Work required: Copy the material that follows word for word and omit its pictures.

-- start --

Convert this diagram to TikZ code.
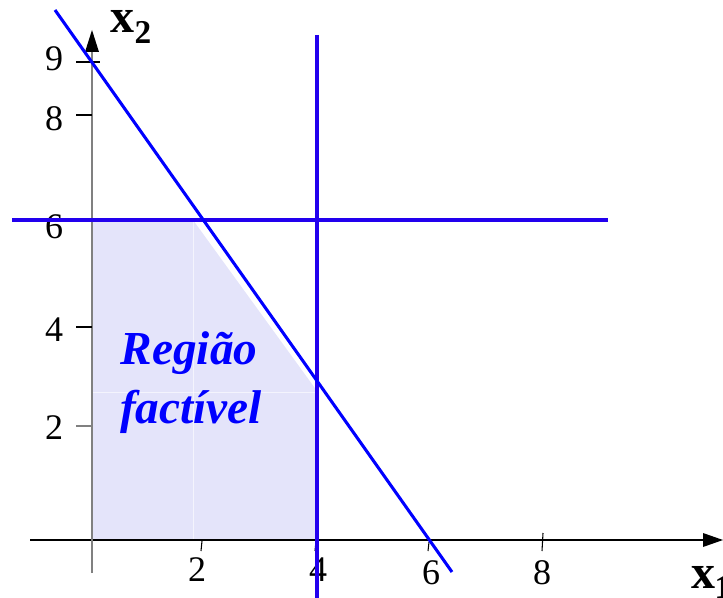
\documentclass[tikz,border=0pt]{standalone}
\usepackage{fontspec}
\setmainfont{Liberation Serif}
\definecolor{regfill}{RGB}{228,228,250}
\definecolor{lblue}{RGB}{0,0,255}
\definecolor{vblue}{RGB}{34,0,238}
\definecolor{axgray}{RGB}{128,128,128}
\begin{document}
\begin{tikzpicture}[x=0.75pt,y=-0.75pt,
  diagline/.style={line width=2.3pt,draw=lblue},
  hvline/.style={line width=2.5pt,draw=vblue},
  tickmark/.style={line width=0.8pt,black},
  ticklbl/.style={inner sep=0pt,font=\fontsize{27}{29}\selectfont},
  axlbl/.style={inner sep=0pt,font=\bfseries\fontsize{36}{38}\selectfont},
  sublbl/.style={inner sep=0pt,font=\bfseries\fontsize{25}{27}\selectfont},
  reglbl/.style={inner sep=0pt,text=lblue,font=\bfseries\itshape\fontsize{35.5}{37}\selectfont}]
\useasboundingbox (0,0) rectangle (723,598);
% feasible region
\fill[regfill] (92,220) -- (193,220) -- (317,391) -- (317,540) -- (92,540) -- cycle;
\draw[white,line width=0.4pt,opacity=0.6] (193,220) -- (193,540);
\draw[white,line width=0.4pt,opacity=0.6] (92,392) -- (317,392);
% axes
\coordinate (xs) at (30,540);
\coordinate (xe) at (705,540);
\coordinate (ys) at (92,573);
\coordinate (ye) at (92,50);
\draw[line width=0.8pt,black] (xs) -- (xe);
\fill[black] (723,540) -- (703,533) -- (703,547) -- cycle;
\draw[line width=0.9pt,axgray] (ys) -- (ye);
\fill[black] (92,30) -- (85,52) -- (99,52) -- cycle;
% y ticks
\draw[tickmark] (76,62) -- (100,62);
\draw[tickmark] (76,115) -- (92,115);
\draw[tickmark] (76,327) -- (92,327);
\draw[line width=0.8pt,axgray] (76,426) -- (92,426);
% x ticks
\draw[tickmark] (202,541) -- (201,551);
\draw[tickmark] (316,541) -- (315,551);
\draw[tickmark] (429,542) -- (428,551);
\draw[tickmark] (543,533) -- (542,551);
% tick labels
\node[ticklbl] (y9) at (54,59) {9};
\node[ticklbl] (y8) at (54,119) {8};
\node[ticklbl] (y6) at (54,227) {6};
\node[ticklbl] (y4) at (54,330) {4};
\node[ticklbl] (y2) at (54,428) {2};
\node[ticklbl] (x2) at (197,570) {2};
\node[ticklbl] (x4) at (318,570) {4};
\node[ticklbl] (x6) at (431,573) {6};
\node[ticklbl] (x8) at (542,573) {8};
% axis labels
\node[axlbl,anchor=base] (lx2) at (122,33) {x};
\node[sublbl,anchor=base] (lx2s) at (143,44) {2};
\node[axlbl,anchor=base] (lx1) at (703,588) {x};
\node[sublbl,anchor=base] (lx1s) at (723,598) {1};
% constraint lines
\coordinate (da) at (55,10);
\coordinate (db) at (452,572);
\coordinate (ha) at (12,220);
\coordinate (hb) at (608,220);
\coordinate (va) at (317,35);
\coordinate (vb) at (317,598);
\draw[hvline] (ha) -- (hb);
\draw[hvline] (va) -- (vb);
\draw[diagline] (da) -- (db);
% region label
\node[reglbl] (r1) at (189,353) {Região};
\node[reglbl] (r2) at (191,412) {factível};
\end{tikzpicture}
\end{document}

-- end --

Written solution:
Convert this diagram to TikZ code.
\documentclass[tikz,border=0pt]{standalone}
\usepackage{fontspec}
\setmainfont{Liberation Serif}
\definecolor{regfill}{RGB}{228,228,250}
\definecolor{lblue}{RGB}{0,0,255}
\definecolor{vblue}{RGB}{34,0,238}
\definecolor{axgray}{RGB}{128,128,128}
\begin{document}
\begin{tikzpicture}[x=0.75pt,y=-0.75pt,
  diagline/.style={line width=2.3pt,draw=lblue},
  hvline/.style={line width=2.5pt,draw=vblue},
  tickmark/.style={line width=0.8pt,black},
  ticklbl/.style={inner sep=0pt,font=\fontsize{27}{29}\selectfont},
  axlbl/.style={inner sep=0pt,font=\bfseries\fontsize{36}{38}\selectfont},
  sublbl/.style={inner sep=0pt,font=\bfseries\fontsize{25}{27}\selectfont},
  reglbl/.style={inner sep=0pt,text=lblue,font=\bfseries\itshape\fontsize{35.5}{37}\selectfont}]
\useasboundingbox (0,0) rectangle (723,598);
% feasible region
\fill[regfill] (92,220) -- (193,220) -- (317,391) -- (317,540) -- (92,540) -- cycle;
\draw[white,line width=0.4pt,opacity=0.6] (193,220) -- (193,540);
\draw[white,line width=0.4pt,opacity=0.6] (92,392) -- (317,392);
% axes
\coordinate (xs) at (30,540);
\coordinate (xe) at (705,540);
\coordinate (ys) at (92,573);
\coordinate (ye) at (92,50);
\draw[line width=0.8pt,black] (xs) -- (xe);
\fill[black] (723,540) -- (703,533) -- (703,547) -- cycle;
\draw[line width=0.9pt,axgray] (ys) -- (ye);
\fill[black] (92,30) -- (85,52) -- (99,52) -- cycle;
% y ticks
\draw[tickmark] (76,62) -- (100,62);
\draw[tickmark] (76,115) -- (92,115);
\draw[tickmark] (76,327) -- (92,327);
\draw[line width=0.8pt,axgray] (76,426) -- (92,426);
% x ticks
\draw[tickmark] (202,541) -- (201,551);
\draw[tickmark] (316,541) -- (315,551);
\draw[tickmark] (429,542) -- (428,551);
\draw[tickmark] (543,533) -- (542,551);
% tick labels
\node[ticklbl] (y9) at (54,59) {9};
\node[ticklbl] (y8) at (54,119) {8};
\node[ticklbl] (y6) at (54,227) {6};
\node[ticklbl] (y4) at (54,330) {4};
\node[ticklbl] (y2) at (54,428) {2};
\node[ticklbl] (x2) at (197,570) {2};
\node[ticklbl] (x4) at (318,570) {4};
\node[ticklbl] (x6) at (431,573) {6};
\node[ticklbl] (x8) at (542,573) {8};
% axis labels
\node[axlbl,anchor=base] (lx2) at (122,33) {x};
\node[sublbl,anchor=base] (lx2s) at (143,44) {2};
\node[axlbl,anchor=base] (lx1) at (703,588) {x};
\node[sublbl,anchor=base] (lx1s) at (723,598) {1};
% constraint lines
\coordinate (da) at (55,10);
\coordinate (db) at (452,572);
\coordinate (ha) at (12,220);
\coordinate (hb) at (608,220);
\coordinate (va) at (317,35);
\coordinate (vb) at (317,598);
\draw[hvline] (ha) -- (hb);
\draw[hvline] (va) -- (vb);
\draw[diagline] (da) -- (db);
% region label
\node[reglbl] (r1) at (189,353) {Região};
\node[reglbl] (r2) at (191,412) {factível};
\end{tikzpicture}
\end{document}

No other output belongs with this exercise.